Right now, Southampton has a shape-up site. It's your main street. You've got a choice. You can either live with the chaos, where outside gropups like the Minutemen come and protest every day and that's the entrance to your community. Or you can take a pro-active step and organize the problem.

We as a private family foundation are willing help you support organzations such as the Worklink Coalition and Catholic Charities to staff and manage this site. No tax dollars have to be spent to run this site.

These men are here for one reason.. it's the same reason that all our ancestors came here and that is to bring a better life for their families. And I hope that Southampton Village will work with them to do this.

Herbert McKay, Montauk, of "Save Our Society":

"We are a group that is in formation now".... "over a hundred people".... "We have attorneys, doctors, business people. We are a broad spectrum of people that have come together for a reason."

"We don't believe it is legal to a take CPF funds and put any structure on it." ...
"We are particularly concerned with putting a building there on the property which would be a hiring hall."

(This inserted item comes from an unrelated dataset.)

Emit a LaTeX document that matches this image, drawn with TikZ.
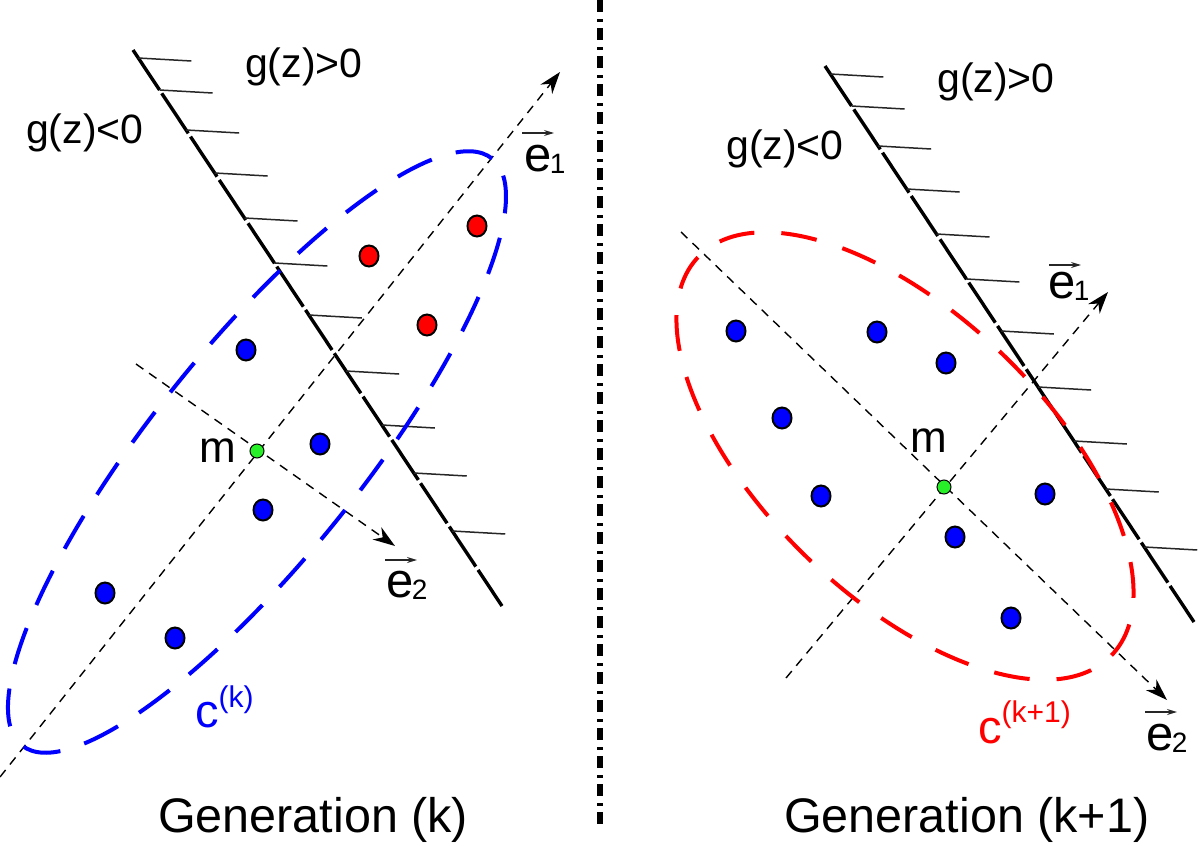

"We are here to caution you and to advise you that we are going to watch what this particular village does."

Mayor Epley (in reply): We are looking into the legality of using the Aldrich Lane site. We have asked Assemblyman Fred Thiele to investigate (the New York law).

UPDATE: Subseqent to the meeting Assemblyman Fred Thiele contacted the Mayor. Mr. Thiele's opinion is that use of the Aldrich Lane site for the shape up site would not be an approved use according to the community preservation fund law.

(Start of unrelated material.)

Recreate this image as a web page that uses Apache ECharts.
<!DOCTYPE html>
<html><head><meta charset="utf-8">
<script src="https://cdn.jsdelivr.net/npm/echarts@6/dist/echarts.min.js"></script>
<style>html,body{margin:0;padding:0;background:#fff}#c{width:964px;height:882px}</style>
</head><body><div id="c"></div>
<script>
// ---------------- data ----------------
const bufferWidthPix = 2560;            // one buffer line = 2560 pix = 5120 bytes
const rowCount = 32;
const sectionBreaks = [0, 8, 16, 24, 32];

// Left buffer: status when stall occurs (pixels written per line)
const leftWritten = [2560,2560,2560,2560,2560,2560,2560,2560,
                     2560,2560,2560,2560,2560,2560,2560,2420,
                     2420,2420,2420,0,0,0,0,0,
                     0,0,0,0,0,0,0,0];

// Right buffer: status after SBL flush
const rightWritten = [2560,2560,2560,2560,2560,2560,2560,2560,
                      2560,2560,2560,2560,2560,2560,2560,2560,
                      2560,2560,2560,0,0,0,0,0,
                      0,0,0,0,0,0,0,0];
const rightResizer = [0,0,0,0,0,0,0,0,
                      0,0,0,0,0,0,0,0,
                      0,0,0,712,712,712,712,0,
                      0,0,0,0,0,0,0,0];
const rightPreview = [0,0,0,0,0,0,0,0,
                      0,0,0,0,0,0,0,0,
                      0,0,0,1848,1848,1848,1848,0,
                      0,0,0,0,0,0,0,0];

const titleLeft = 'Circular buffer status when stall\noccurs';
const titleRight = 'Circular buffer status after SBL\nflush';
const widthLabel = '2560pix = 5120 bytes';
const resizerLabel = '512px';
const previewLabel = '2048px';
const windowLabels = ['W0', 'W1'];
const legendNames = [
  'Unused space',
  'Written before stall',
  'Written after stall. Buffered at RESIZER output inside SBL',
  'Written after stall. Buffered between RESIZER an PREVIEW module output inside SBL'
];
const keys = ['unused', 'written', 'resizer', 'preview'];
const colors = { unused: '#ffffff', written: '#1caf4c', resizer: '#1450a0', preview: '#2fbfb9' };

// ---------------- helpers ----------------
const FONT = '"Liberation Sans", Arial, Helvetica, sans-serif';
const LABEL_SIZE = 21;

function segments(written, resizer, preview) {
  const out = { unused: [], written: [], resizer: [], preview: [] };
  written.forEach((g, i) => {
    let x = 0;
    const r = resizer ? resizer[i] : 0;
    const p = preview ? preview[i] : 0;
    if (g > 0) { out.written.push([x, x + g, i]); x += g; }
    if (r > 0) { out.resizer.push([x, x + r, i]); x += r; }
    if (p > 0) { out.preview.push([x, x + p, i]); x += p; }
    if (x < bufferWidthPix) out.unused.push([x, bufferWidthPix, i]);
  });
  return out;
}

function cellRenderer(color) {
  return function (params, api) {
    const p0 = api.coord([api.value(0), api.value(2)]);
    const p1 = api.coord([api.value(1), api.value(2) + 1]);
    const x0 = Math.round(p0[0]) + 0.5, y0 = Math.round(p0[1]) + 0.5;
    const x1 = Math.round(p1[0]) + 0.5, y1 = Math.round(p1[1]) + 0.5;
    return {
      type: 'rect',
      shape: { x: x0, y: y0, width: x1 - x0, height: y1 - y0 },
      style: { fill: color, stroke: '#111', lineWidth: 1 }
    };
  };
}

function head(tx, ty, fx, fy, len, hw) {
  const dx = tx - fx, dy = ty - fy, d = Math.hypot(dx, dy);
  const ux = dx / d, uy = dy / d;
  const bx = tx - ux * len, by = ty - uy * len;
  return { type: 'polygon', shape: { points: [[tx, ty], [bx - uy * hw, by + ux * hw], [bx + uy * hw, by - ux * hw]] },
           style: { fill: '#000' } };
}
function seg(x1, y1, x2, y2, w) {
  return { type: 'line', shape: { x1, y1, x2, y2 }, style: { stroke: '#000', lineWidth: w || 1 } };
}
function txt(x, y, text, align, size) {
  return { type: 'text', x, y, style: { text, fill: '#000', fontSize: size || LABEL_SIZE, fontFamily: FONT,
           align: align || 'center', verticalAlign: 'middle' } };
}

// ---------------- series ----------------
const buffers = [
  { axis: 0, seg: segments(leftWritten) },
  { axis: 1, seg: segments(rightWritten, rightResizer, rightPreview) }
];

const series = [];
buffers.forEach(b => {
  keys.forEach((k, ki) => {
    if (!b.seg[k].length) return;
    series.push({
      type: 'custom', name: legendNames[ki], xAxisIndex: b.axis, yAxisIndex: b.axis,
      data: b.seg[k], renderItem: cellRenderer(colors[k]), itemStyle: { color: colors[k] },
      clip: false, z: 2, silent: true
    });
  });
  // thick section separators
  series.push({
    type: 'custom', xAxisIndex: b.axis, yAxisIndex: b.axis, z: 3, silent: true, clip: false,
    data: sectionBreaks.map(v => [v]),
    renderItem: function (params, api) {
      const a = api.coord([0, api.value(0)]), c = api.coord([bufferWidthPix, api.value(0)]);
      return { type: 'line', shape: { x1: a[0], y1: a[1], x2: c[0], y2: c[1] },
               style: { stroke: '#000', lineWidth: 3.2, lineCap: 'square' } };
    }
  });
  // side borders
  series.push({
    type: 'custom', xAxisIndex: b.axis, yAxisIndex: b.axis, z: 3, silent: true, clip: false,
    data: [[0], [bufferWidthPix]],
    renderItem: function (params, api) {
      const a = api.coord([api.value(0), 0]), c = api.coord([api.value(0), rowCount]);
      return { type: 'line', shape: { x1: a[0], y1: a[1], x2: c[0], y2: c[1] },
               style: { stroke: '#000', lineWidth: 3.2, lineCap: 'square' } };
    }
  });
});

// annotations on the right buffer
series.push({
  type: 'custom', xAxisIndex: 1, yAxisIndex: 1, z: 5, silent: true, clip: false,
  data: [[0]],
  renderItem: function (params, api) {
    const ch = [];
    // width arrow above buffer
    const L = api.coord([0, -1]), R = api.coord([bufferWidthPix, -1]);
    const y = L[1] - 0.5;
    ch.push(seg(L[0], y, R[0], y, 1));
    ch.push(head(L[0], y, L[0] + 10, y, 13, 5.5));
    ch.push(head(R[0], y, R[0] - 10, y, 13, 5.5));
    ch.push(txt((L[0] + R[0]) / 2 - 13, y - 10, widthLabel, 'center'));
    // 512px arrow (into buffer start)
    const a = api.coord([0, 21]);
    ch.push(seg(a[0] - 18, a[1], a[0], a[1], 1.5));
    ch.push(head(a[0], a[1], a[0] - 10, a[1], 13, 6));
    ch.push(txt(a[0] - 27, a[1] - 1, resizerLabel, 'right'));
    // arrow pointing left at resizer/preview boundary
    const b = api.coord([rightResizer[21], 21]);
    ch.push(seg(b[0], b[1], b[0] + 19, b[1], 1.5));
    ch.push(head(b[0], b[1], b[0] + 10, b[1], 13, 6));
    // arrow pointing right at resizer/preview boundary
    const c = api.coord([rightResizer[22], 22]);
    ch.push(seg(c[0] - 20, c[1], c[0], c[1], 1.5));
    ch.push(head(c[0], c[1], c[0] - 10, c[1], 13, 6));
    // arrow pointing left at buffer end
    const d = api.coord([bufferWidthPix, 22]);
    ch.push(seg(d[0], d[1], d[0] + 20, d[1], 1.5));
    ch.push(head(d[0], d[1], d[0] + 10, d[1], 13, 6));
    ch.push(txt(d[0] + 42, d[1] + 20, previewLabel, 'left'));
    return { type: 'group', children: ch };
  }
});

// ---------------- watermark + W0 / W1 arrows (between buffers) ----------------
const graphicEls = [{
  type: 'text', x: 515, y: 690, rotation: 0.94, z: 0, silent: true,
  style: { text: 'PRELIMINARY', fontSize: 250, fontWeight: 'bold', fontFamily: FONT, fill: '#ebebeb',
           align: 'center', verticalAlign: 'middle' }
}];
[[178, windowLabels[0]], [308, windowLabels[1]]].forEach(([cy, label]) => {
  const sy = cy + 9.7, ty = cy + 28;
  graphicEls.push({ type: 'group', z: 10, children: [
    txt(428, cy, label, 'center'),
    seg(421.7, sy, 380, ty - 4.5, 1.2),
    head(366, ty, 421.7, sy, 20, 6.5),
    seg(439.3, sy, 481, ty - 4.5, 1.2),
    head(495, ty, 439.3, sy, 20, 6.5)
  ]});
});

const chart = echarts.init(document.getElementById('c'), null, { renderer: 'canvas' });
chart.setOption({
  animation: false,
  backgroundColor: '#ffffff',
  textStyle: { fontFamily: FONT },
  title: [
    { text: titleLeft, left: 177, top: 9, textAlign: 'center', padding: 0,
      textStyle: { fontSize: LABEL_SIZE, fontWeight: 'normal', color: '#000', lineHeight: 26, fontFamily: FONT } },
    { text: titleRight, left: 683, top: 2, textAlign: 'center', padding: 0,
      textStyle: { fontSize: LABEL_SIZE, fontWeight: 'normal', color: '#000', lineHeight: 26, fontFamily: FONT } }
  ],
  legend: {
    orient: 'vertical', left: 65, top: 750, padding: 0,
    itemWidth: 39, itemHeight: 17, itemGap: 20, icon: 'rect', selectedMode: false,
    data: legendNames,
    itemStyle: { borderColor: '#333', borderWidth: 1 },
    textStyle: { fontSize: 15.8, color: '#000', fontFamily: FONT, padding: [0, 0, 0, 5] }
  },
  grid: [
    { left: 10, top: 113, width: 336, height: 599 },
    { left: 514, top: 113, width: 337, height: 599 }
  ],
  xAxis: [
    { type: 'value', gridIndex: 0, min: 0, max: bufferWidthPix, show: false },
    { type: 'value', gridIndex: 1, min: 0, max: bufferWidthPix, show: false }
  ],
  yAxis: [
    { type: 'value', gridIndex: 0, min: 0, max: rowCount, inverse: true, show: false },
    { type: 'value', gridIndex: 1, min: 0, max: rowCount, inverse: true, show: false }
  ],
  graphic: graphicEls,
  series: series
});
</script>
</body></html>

Sister Margaret Smyth, Co-Chair-Coalition for a Worklink Center and Coordinator of the Hispanic Minstry for the East End of Long Island:

I am here to talk about an immediacy which is upon every one in Southampton Village and
the workers and also we of the Coalition.

... I am out there on the street and I work with the men and the people who talk to me (protesters) all the time ... beause we pride ourselves as being listeners to all sides.

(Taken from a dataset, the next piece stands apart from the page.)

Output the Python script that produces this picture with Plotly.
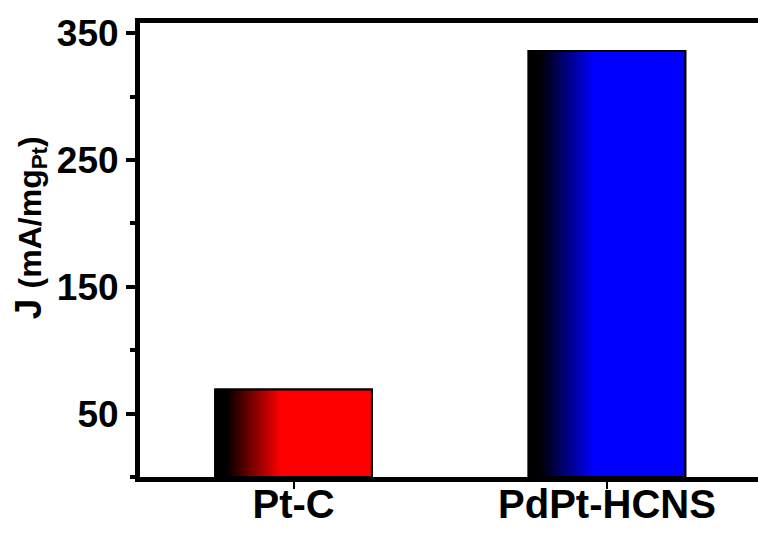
import plotly.graph_objects as go

categories = ["Pt-C", "PdPt-HCNS"]
values = [69, 336]
bar_colors = ["#ff0000", "#0000ff"]
y_tickvals = [50, 150, 250, 350]

BAR_W = 0.5
FONT = "Liberation Sans, Arial, sans-serif"

fig = go.Figure()
xpos = list(range(len(categories)))

fig.add_trace(go.Bar(
    x=xpos, y=values, width=BAR_W,
    marker=dict(color=bar_colors, line=dict(color="black", width=2)),
    showlegend=False, hoverinfo="skip",
))

# gradient overlays derived from the same data
for i, (v, c) in enumerate(zip(values, bar_colors)):
    x0, x1 = i - BAR_W / 2, i + BAR_W / 2
    fig.add_trace(go.Scatter(
        x=[x0, x1, x1, x0, x0], y=[0, 0, v, v, 0],
        mode="lines", fill="toself",
        line=dict(color="black", width=2),
        fillgradient=dict(type="horizontal",
                          colorscale=[[0, "black"], [0.07, "black"], [0.42, c], [1, c]]),
        showlegend=False, hoverinfo="skip",
    ))

fig.update_layout(
    width=758, height=533,
    margin=dict(l=140, r=0, t=23, b=56, autoexpand=False),
    plot_bgcolor="white", paper_bgcolor="white",
    font=dict(family=FONT, color="black", size=36, weight="bold"),
    xaxis=dict(
        range=[-0.49, 1.482], tickvals=xpos, ticktext=categories,
        showline=True, linewidth=5, linecolor="black", mirror=True,
        ticks="outside", ticklen=7, tickwidth=2, tickcolor="black",
        tickfont=dict(size=40, family=FONT, weight="bold"),
        ticklabelstandoff=-19,
        showgrid=False, zeroline=False, automargin=False,
    ),
    yaxis=dict(
        range=[0, 358], tickvals=y_tickvals,
        showline=True, linewidth=5, linecolor="black",
        ticks="outside", ticklen=9, tickwidth=4, tickcolor="black",
        minor=dict(tick0=0, dtick=100, ticks="outside", ticklen=5, tickwidth=4, tickcolor="black"),
        tickfont=dict(size=37, family=FONT, weight="bold"),
        showgrid=False, zeroline=False, automargin=False,
    ),
    annotations=[dict(
        text="J <span style='font-size:32px'>(mA/mg<sub>Pt</sub>)</span>", textangle=-90,
        xref="paper", yref="paper", x=-0.178, y=0.55,
        xanchor="center", yanchor="middle", showarrow=False,
        font=dict(size=37, family=FONT, weight="bold", color="black"),
    )],
)

fig.write_html("out.html")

When men come to me and ask "Can you tell people to stop spitting on me?" this is not what the Village of Southampton is about or wants to be.

When people poke signs in (workers) faces, this is not what we want to see in the Village of Southampton. This is not what we want to see at the 'gateway' to Southampton.

The men who gather at the 7-11 want to stand with you and do every thing on their part also to help realize a solution to what is existing.

We are here to talk about a temporary use of a piece of property .. while we look for a more permanent solution.

I look at it from a human side .. and I say every one deserves dignity. Everyone deserves respect. I have been part of towns and villages that missed the mark and will go down in history as having missed the mark. What are we going to be as the Village of Southampton?


Elaine Karl, North Sea. SH town

I find very, very unacceptable behaviour by many people lying on the ground drinking coffee and siting on publicly owned property.... I do not agree with the job site at his particular place... it sounds to me like a health spa. I believe these people deserve to be treated as human beings. I have no doubt about it. But I am here to tell you that the senior citizens are very angered by the great influx at the drop off point....

We have a law on loitering .. from my perspective they are soliciting work so loitering should apply....

These people are renting garages.. we need code enforcement ...

Frank Zakowski, Southampton Village:

Is the park a smoke screen for the hiring site?
People in the Village have a right to vote on this.

Reverend Ronald Richardson, Pastor Queen of the Rosary Cathlic Parish in Bridgehampton.

I am a member of the Coalition and I speak in favor of the enterprise.

I belong to another organizaton for 45 years as a priest. I guess we could also call ourselves 'SOS' and it would be 'Save Our Souls'.

I think of it in terms of Dr. King when he spoke in very passionate terms about America, that we were losing our soul. He spoke from the point of view of what fear leads us to if we accede to it.

I am sorry to say that I am old enought to remember listening with my family to Franklin Roosevelt on the radio. We heard him say "We have nothing to fear but fear itself".

Fear leads us to doing things that we would never conceive of doing.

Sadly in our society we are grappling with enormous fears that lead us to even have to contemplate should torture be applied? ... (whether) it is something we endorse, but it is because of fear - and real fears are present.

Basically what I would say is that the strength and the health of a community emerges when through its leadership and the courageous decisions people make they are able to steer a course that does not accede to fear.